Perfetto, grazie mille per la risposta, mi hai chiarito la questione. Un’opinione ragionata è quello che cercavo, perché più che altro ero incappato in commenti di nazi-puristi che infamavano il procedimento senza spiegarne il motivo, a parte evidenti pregiudizi…
Grazie ancora, alla prossima
Frank, una domanda, ma la lavastoviglie, la usi solo per le bottiglie? Perchè io ho provato codesto modo, ma mi sembrava di sentire il profumo del brillantante…. Magari era una mia paranoia…
Io adesso le passo in forno quando ne ho una carica, e le tappo.
Stappo e imbottiglio, per ora non ho avuto problemi, sono già 4 volte che uso questo metodo.
Per il monostep, anche io sono un fautore del biab in mono. io di solito faccio tutto tra i 68 72 gradi… un po’ ballerina non precisa perchè per ora uso un fornello e non la resistenza, appena riesco a comprare una resistenza elettrica passerò all’elettrico per il mash e la bollitura a gas… o addiruttura tutto elettrico.
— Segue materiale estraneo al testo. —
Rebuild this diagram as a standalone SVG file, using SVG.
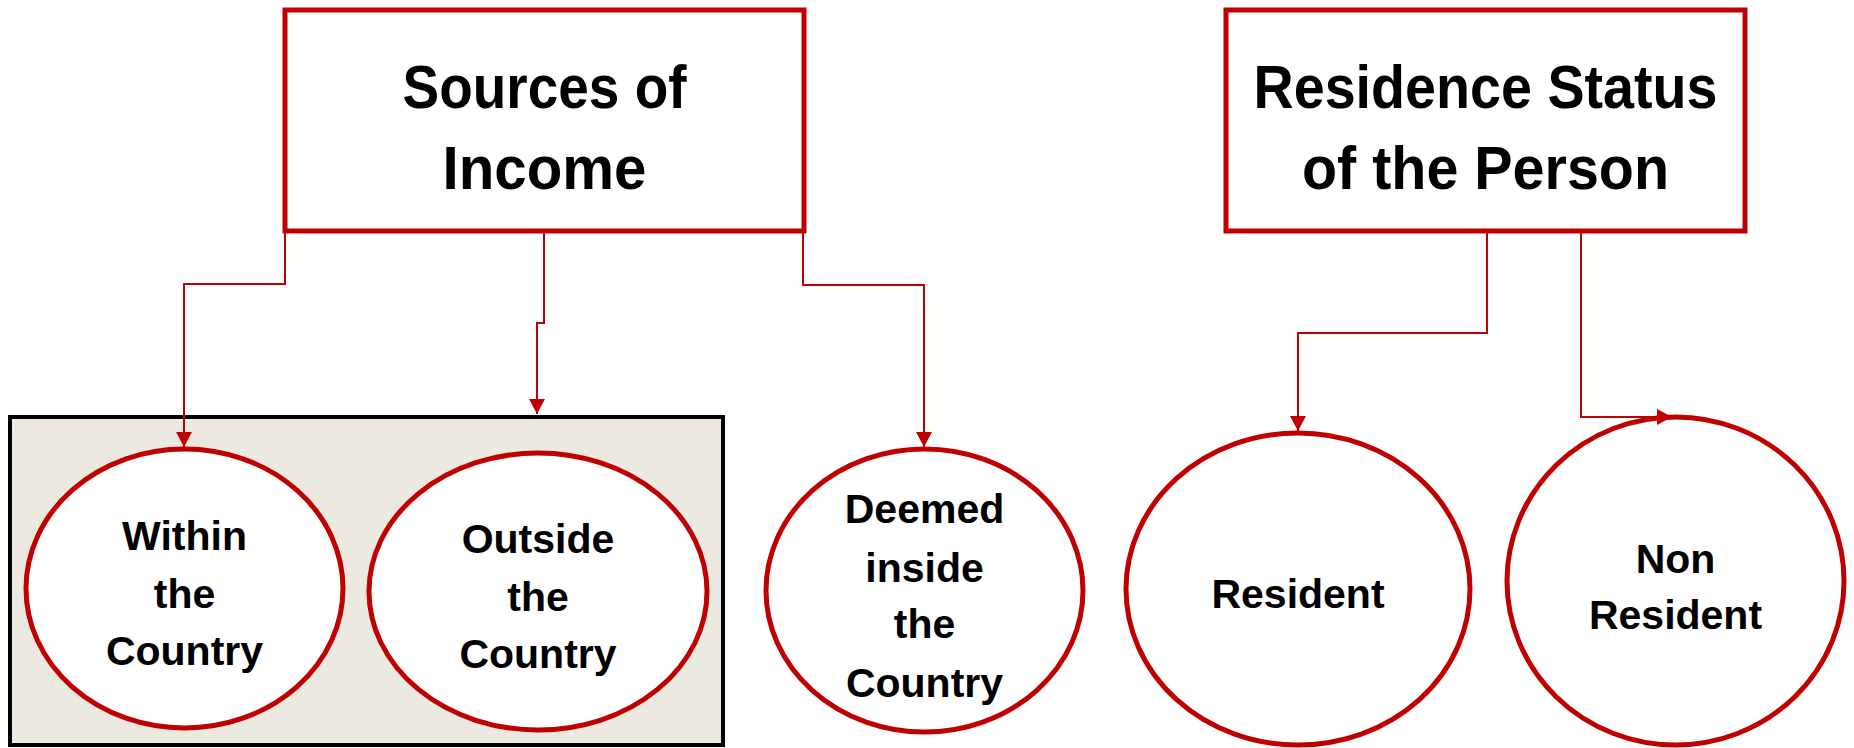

Premesso che per i lavaggi classici in lavastoviglie non aggiungo brillantante ma uso detersivi liquidi o pastiglie (anche se credo lo abbiano dentro), non mi ha mai dato problemi sulle bottiglie in vetro. La sanitizzazione prima di riempirle però la faccio con ciclo solo con acqua a 75°C, senza detersivo. Che invece uso quando le metto dentro insieme ai piatti dopo aver bevuto la birra, ma poi le lascio asciugare diversi giorni prima di tapparle da asciutte e riporle. È probabile che poi il ciclo di sanitizzazione e lavaggio senza detersivo aiuti nel rimuovere gli odori. In genere poi la plastica ssorbe più gli odori, tant’è che per conservare il cibo non uso da tempo i contenitori in plastica ma quelli in vetro, perchè alcune volte avvertivo aromi da residui di detersivo.